Halverson's artwork on display at local library
Gordon Halverson taught art in Ellsworth schools for 30 years and now his art is on display at the local public library.
Watercolors, Halverson's favorite painting media, dominate the display, which went up the middle of this month and will continue through next week, he said Wednesday. The retired teacher was approached about sharing some of his artistry by Janet Helmer of the library staff.
"It's nice to have something up," he said Helmer indicated when asking him to select some pieces for the display.
He chose 13 of his works featuring a winter theme for the display, Halverson said. The art ranges from views of the Rush River to birds to colorful flowers.
A larger array of similar scenes is found inside a loft atop the garage at his rural home, built three years ago. The retiree said he's had a studio building on his property since 1967, but not enough space to display his finished work until the loft. He invited the public to walk through the loft at his home along CTH DD in the Town of Ellsworth during the warm weather season.
His paintings, which he frames himself often using black walnut from area trees blown down in a storm, include a series showcasing around 20 abandoned farmhouses in this vicinity, for example, he said. His latest topic is a series of three watercolors with a winter storm as the theme, the first as it approaches, the second in its full fury and the third after it passes.
"Clearing and colder" is how he described the last in the series, which took full advantage of his ability to render bright colors. Conversely, spattering was the technique he used in creating the height of the snowstorm.
Several of his paintings were inspired by the many summers he spent in Great Falls, Mont., the artist said. Rugged mountains under a fog-shrouded sky or steam rising from a stream cutting through snowy terrain have been captured at various times by his brush. His desire to paint intensifies or fades in streaks.
"I'll not have anything in mind for weeks, then I'll be so busy I won't have time to eat," he said.
The Strum native said he knew from an early age he wanted to be an artist. Yet, Independence High School, where he graduated, didn't offer art as a subject. It wasn't until he did his undergraduate work at UW-Eau Claire that he was able to take classes in ceramics, woodcutting, sculpture and the like. Two-dimensional art was his preference, however.
Teaching was another of his interests, Halverson said. He had five offers for jobs (in contrast to today's much smaller market for teachers) when former Ellsworth Superintendent Edsel Virgeen asked him to set up the then-new art program here.
"I was a little leery," he said about the prospect of starting a program from scratch.
Nonetheless, he accepted and taught some art in the elementary school, some at the ex-junior high and some at the high school, he said. At times, he had over 100 students involved in such pursuits as ceramics, print-making and painting. Several of his classes were in the old school building that's since been torn down. Eventually, more art teachers were hired as the program expanded; annually, he took the art of a dozen or so of his students to an art exhibit at UW-Stout in Menomonie.

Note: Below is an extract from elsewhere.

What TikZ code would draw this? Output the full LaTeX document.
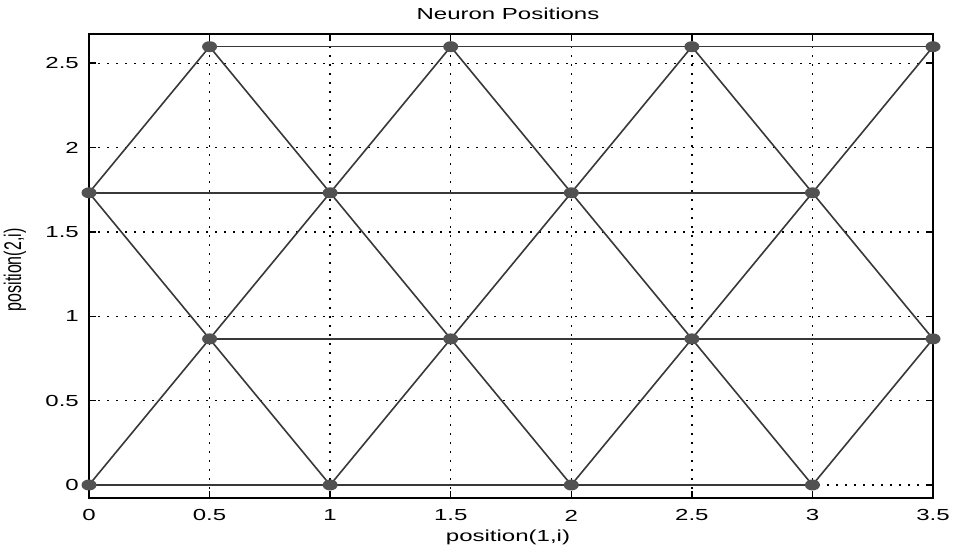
\documentclass[tikz,border=0pt]{standalone}
\usepackage{fontspec}
\setmainfont[FakeStretch=1.5]{Liberation Sans}
\newfontfamily\ylfont{Liberation Sans}
\usetikzlibrary{shapes.geometric}
\pgfdeclarelayer{bglayer}
\pgfdeclarelayer{gridlayer}
\pgfdeclarelayer{edgelayer}
\pgfsetlayers{bglayer,gridlayer,edgelayer,main}
\definecolor{edgecol}{HTML}{383838}
\definecolor{dotcol}{HTML}{525252}
\tikzset{
  neuron/.style={ellipse, fill=dotcol, draw=none, minimum width=15bp, minimum height=11bp, inner sep=0pt},
  link/.style={draw=edgecol, line width=1.6bp},
  gridline/.style={draw=black, line width=1.4bp, dash pattern=on 1.6bp off 7.4bp},
  axisbox/.style={draw=black, line width=1.8bp},
  tickmark/.style={draw=black, line width=1.5bp},
  lbl/.style={font=\fontsize{16bp}{18bp}\selectfont, inner sep=0pt},
}
\begin{document}
\begin{tikzpicture}[x=1bp,y=1bp]
\begin{pgfonlayer}{bglayer}
  \fill[white] (0,0) rectangle (955,555);
\end{pgfonlayer}
\useasboundingbox (0,0) rectangle (955,555);
\begin{scope}[shift={(89bp,70bp)}, x=241.14bp, y=168.7bp]
  % grid
  \begin{pgfonlayer}{gridlayer}
    \foreach \gx in {0.5,1,1.5,2,2.5,3}
      \draw[gridline] (\gx,-0.077) -- (\gx,2.673);
    \foreach \gy in {0,0.5,1,1.5,2,2.5}
      \draw[gridline] (0,\gy) -- (3.5,\gy);
  \end{pgfonlayer}
  % axis box
  \coordinate (bl) at (0,-0.077);
  \coordinate (tr) at (3.5,2.673);
  \draw[axisbox] (bl) rectangle (tr);
  % ticks and labels
  \foreach \tx/\tl in {0/0,0.5/0.5,1/1,1.5/1.5,2/2,2.5/2.5,3/3,3.5/3.5} {
    \draw[tickmark] (\tx,-0.077) -- ++(0,7bp);
    \draw[tickmark] (\tx,2.673) -- ++(0,-7bp);
    \node[lbl] (xt\tl) at (\tx,-0.077) [yshift=-17.5bp] {\tl};
  }
  \foreach \ty/\tl in {0/0,0.5/0.5,1/1,1.5/1.5,2/2,2.5/2.5} {
    \draw[tickmark] (0,\ty) -- ++(7bp,0);
    \draw[tickmark] (3.5,\ty) -- ++(-7bp,0);
    \node[lbl, anchor=east] (yt\tl) at (0,\ty) [xshift=-10bp] {\tl};
  }
  % neurons
  \foreach \i/\xx in {0/0,1/1,2/2,3/3} {
    \node[neuron] (a\i) at (\xx,0) {};
    \node[neuron] (c\i) at (\xx,1.7320508) {};
  }
  \foreach \i/\xx in {0/0.5,1/1.5,2/2.5,3/3.5} {
    \node[neuron] (b\i) at (\xx,0.8660254) {};
    \node[neuron] (d\i) at (\xx,2.5980762) {};
  }
  % links
  \begin{pgfonlayer}{edgelayer}
    \foreach \r in {a,b,c,d}
      \draw[link] (\r0.center) -- (\r1.center) -- (\r2.center) -- (\r3.center);
    \foreach \p/\q in {a0/b0,a1/b0,a1/b1,a2/b1,a2/b2,a3/b2,a3/b3,
                       b0/c0,b0/c1,b1/c1,b1/c2,b2/c2,b2/c3,b3/c3,
                       c0/d0,c1/d0,c1/d1,c2/d1,c2/d2,c3/d2,c3/d3}
      \draw[link] (\p.center) -- (\q.center);
  \end{pgfonlayer}
\end{scope}
\node[lbl] (title) at (508,541.5) {Neuron Positions};
\node[lbl] (xlabel) at (508,18) {position(1,i)};
\node[lbl, rotate=90] (ylabel) at (15,285) {\ylfont\scalebox{1}[1.5]{position(2,i)}};
\end{tikzpicture}
\end{document}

Over a couple of summers, the EHS veteran worked toward a masters degree at UW-Madison, he said. When he received the degree in 1967, oil painting was a focus for him, but he now favors watercolors.
"I like the unpredictability," he said of the latter.
His teaching years didn't afford him much opportunity for producing art himself, he said. Occasionally, he might make a print to show his students the process or demonstrate watercolor for a class. Still, most every school year, he found students with artistic talent and that motivated him to continue.
Halverson's now content to build his portfolio in retirement. He and wife Audrey, a Blair native, have a daughter Keari in Plymouth, Minn., and sons Erik in Eau Claire, Rolf in California and Leif in Hudson.